Best Practices for Sustainable Hybrid Cloud Networking

To sustain the benefits of hybrid cloud networking, organizations should adopt several key practices:

First, invest in unified network management platforms that offer cross-cloud visibility and control. These tools simplify operations by providing centralized dashboards, consistent policy enforcement, and automation capabilities across diverse environments.

Second, enforce a consistent security framework across all environments, aligning identity management, encryption protocols, and access controls with zero-trust principles. Consistency minimizes gaps that adversaries could exploit.

Third, embrace Infrastructure as Code (IaC) to automate network provisioning and configuration. Automation reduces human error, accelerates deployment, and facilitates rapid response to changing business needs.

Fourth, conduct continuous audits and compliance reviews. Regulatory environments are dynamic, and maintaining alignment requires regular validation of data flows, storage locations, and access patterns.

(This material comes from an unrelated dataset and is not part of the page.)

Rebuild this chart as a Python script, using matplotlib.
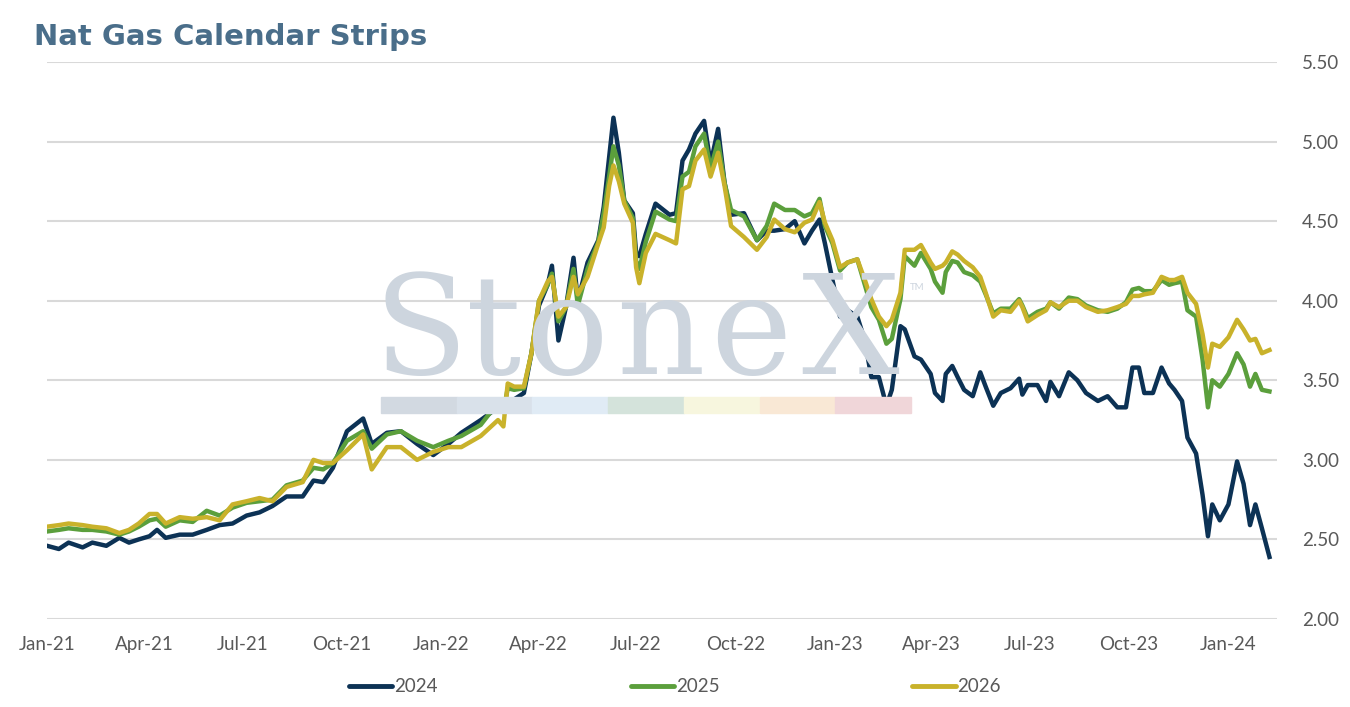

Finally, foster cross-functional expertise. Hybrid cloud networking requires both traditional networking knowledge and cloud-native skillsets. Continuous training ensures that teams can navigate both domains effectively.

Conclusion

Hybrid cloud is not a product; it’s an architectural approach - a toolkit that strategically enables modern digital business models. By intelligently connecting diverse hybrid cloud solutions, organizations can achieve the agility, scalability, and resilience needed to compete in increasingly dynamic markets.

However, this flexibility comes at the cost of added complexity. Success requires not only technical proficiency but also disciplined governance, continuous optimization, and proactive risk management. Organizations that approach hybrid cloud networking with strategic intent and operational rigor will be best positioned to realize its full potential while minimizing its inherent risks.